Ustenko singled out India, given that “before the invasion, they were buying Russian oil but the level of their imports was very marginal, only around 1 percent of their imported oil. Now it’s on the level of almost 40 percent, which is a really dramatic change.”

For New Delhi, it’s just good business.

In an interview with CNBC last week, India’s Minister of Petroleum and Natural Gas Hardeep Singh Puri acknowledged his country’s privately owned refineries were snapping up Russian crude at rates well below the market price. “If there’s a 30 percent discount, the Russians are putting a ribbon around it and sending it to us free. That’s what it means.”

It’s also having a negative impact on Russia’s bottom line.

Russia’s energy export revenues have virtually halved in the first six months of this year, while the ruble has hit historic lows in recent weeks as sanctions begin to undermine the fundamentals of the Russian economy.

But as the war takes its toll on Ukraine, Kyiv wants to turn the screws even further.

The result has been that countries like India are buying up cheap Russian crude and then refining it — which earns local companies the refining margin — before selling it to other countries | Manan Vatsyayana/AFP via Getty Images

Policymakers should support “a ban for all refined products going to G7 countries” if they’ve been produced using Russian oil, even if they were refined elsewhere, Ustenko said.

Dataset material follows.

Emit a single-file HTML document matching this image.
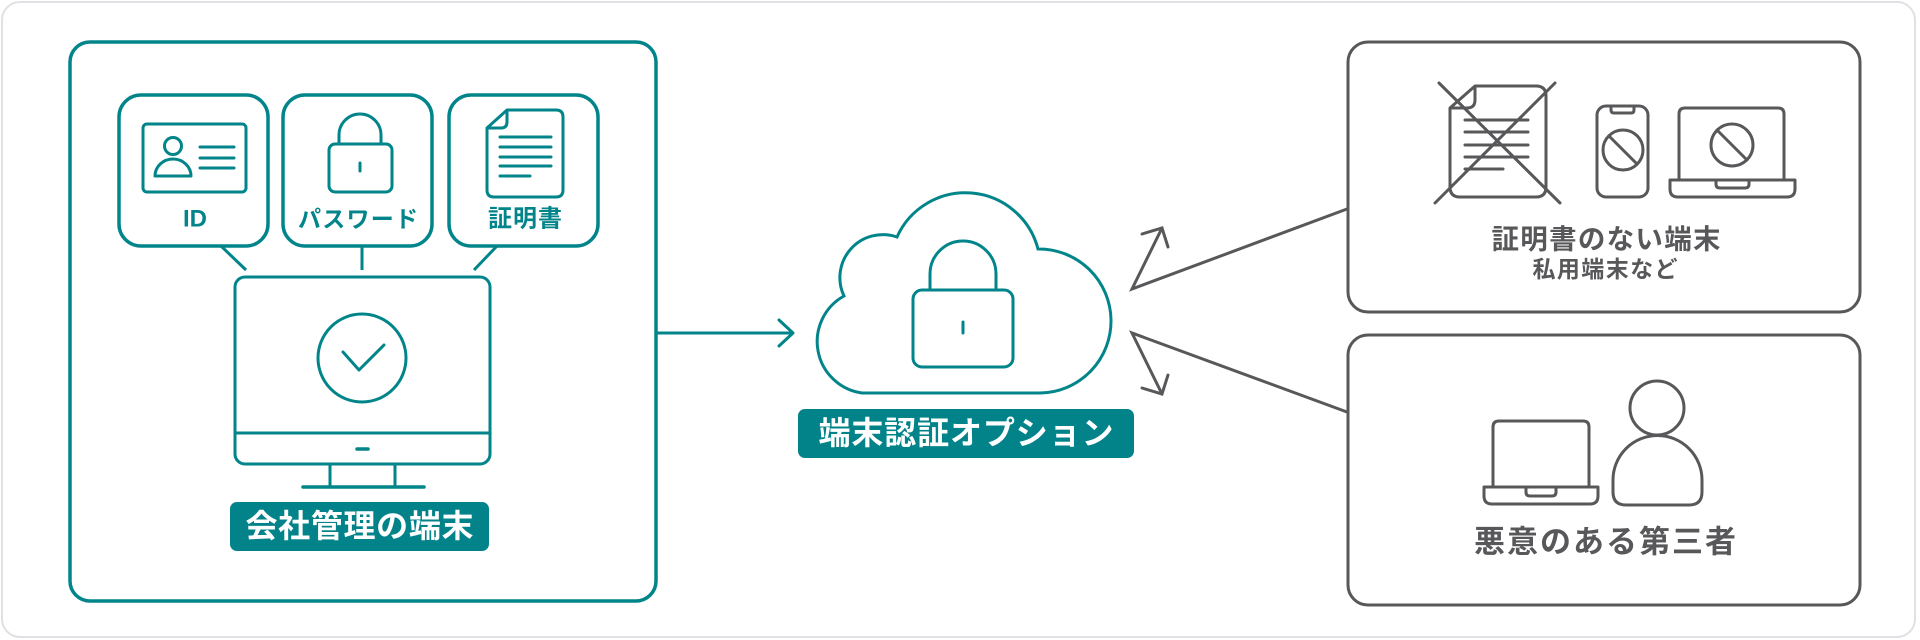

Ustenko added Kyiv wants to build support among G7 nations to bring the price cap down to just $30 a barrel. Poland and the Baltic countries pushed for a lower price last year, but countries like Greece — whose oil tankers transport a lot of Russian crude — balked.

These steps, Ustenko said: “Would be a huge signal to producers that it’s now completely illegal to touch Russian oil and to supply the regime with the blood money they are using to buy weapons and commit war crimes in Ukraine.”

However, the idea is unlikely to find much support, at least at the moment.

According to Maximillian Hess, a fellow at the Foreign Policy Research Institute and author of a new book on Russia sanctions, the refining of Russian crude by third countries isn’t so much a failure of the measures as it is the intended feature.

“Part of the West’s strategy, as the U.S. has said repeatedly, is to keep Russian oil flowing,” he said, while ensuring Moscow earns less for its exports and doesn’t earn the premiums that come from selling refined fuel rather than crude.

“There’s certainly appetite among some members of the G7 for a $30 price cap, but there may be some challenges introducing a ban on refined fuels,” he added.